In the latest Google’s webmaster blog post they announced that they will be tweaking the algorithm to take website page layouts into consideration.
This update to the search engine results will only affect less than 1% of searches globally.
Google has reacted to complaints that when you click on a search result and you reach a page which has blocks of ads ‘above the fold’ the user isn’t getting a good service if the content they are searching for is hidden beneath the scroll.
Sites like this may not rank highly after this algorithm update.
Google said, “We understand that placing ads above-the-fold is quite common for many websites; these ads often perform well and help publishers monetize online content.
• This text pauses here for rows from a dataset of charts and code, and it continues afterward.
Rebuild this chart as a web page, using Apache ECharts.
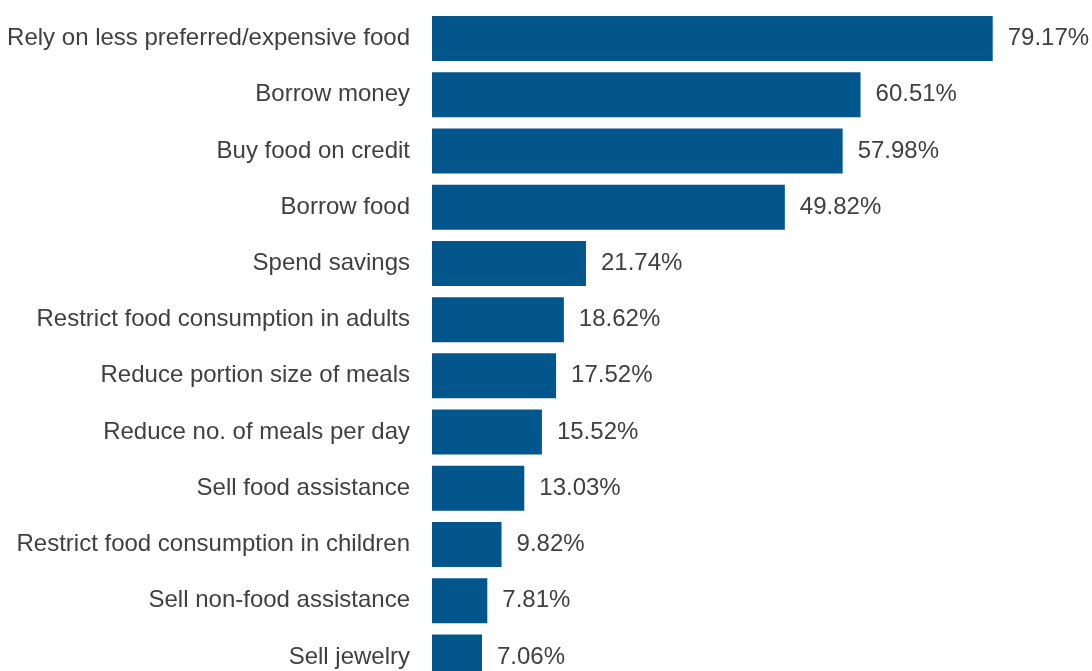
<!DOCTYPE html>
<html>
<head>
<meta charset="utf-8">
<script src="https://cdn.jsdelivr.net/npm/echarts@6/dist/echarts.min.js"></script>
<style>
  html, body { margin: 0; padding: 0; background: #ffffff; overflow: hidden; }
  /* the plot runs slightly past the bottom of the page, clipping the last bar */
  #chart { width: 1092px; height: 685px; }
</style>
</head>
<body>
<div id="chart"></div>
<script>
// Coping strategies, listed from most to least common
const strategies = [
  'Rely on less preferred/expensive food',
  'Borrow money',
  'Buy food on credit',
  'Borrow food',
  'Spend savings',
  'Restrict food consumption in adults',
  'Reduce portion size of meals',
  'Reduce no. of meals per day',
  'Sell food assistance',
  'Restrict food consumption in children',
  'Sell non-food assistance',
  'Sell jewelry'
];

// Share of households using each strategy (%)
const shares = [79.17, 60.51, 57.98, 49.82, 21.74, 18.62, 17.52, 15.52, 13.03, 9.82, 7.81, 7.06];

const chart = echarts.init(document.getElementById('chart'), null, { renderer: 'canvas' });

chart.setOption({
  animation: false,
  backgroundColor: '#ffffff',
  grid: { left: 432, right: 58, top: 10.5, bottom: 0, containLabel: false },
  xAxis: {
    type: 'value',
    min: 0,
    max: 85,
    show: false
  },
  yAxis: {
    type: 'category',
    data: strategies,
    inverse: true,
    axisLine: { show: false },
    axisTick: { show: false },
    axisLabel: {
      margin: 22,
      color: '#404040',
      fontFamily: 'Liberation Sans, Arial, sans-serif',
      fontSize: 24
    }
  },
  series: [{
    type: 'bar',
    data: shares,
    barCategoryGap: '20%',
    itemStyle: { color: '#02568B' },
    label: {
      show: true,
      position: 'right',
      distance: 15,
      color: '#404040',
      fontFamily: 'Liberation Sans, Arial, sans-serif',
      fontSize: 24,
      formatter: p => p.value.toFixed(2) + '%'
    }
  }]
});
</script>
</body>
</html>
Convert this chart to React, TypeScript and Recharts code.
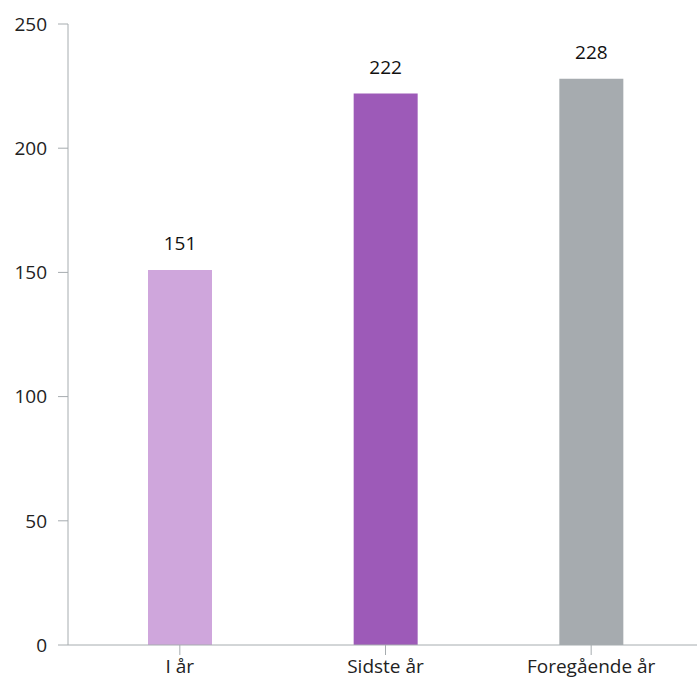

This algorithmic change does not affect sites who place ads above-the-fold to a normal degree, but affects sites that go much further to load the top of the page with ads to an excessive degree or that make it hard to find the actual original content on the page.
“This new algorithmic improvement tends to impact sites where there is only a small amount of visible content above-the-fold or relevant content is persistently pushed down by large blocks of ads.”
The algorithm change will noticeably affect less than 1% of searches globally.
Google has suggested that you consider how your web pages use the area ‘above the fold’ and make sure the content is not obscured or hard for visitors to find quickly.
If you update your web page layout Google will re-crawl and process enough pages from your site to assess the changes.
How long that takes will depend on several factors, including the number of pages on your site and how efficiently Googlebot can crawl the content. On a typical website, it can take several weeks for Googlebot to crawl and process enough pages to reflect layout changes on the site.
Google are still advising website publishers to focus their efforts on making their website user friendly and not to focus too specifically on algorithm tweaks as the search engine giant estimates that they will make more than 500 improvements to their algorithm during 2012.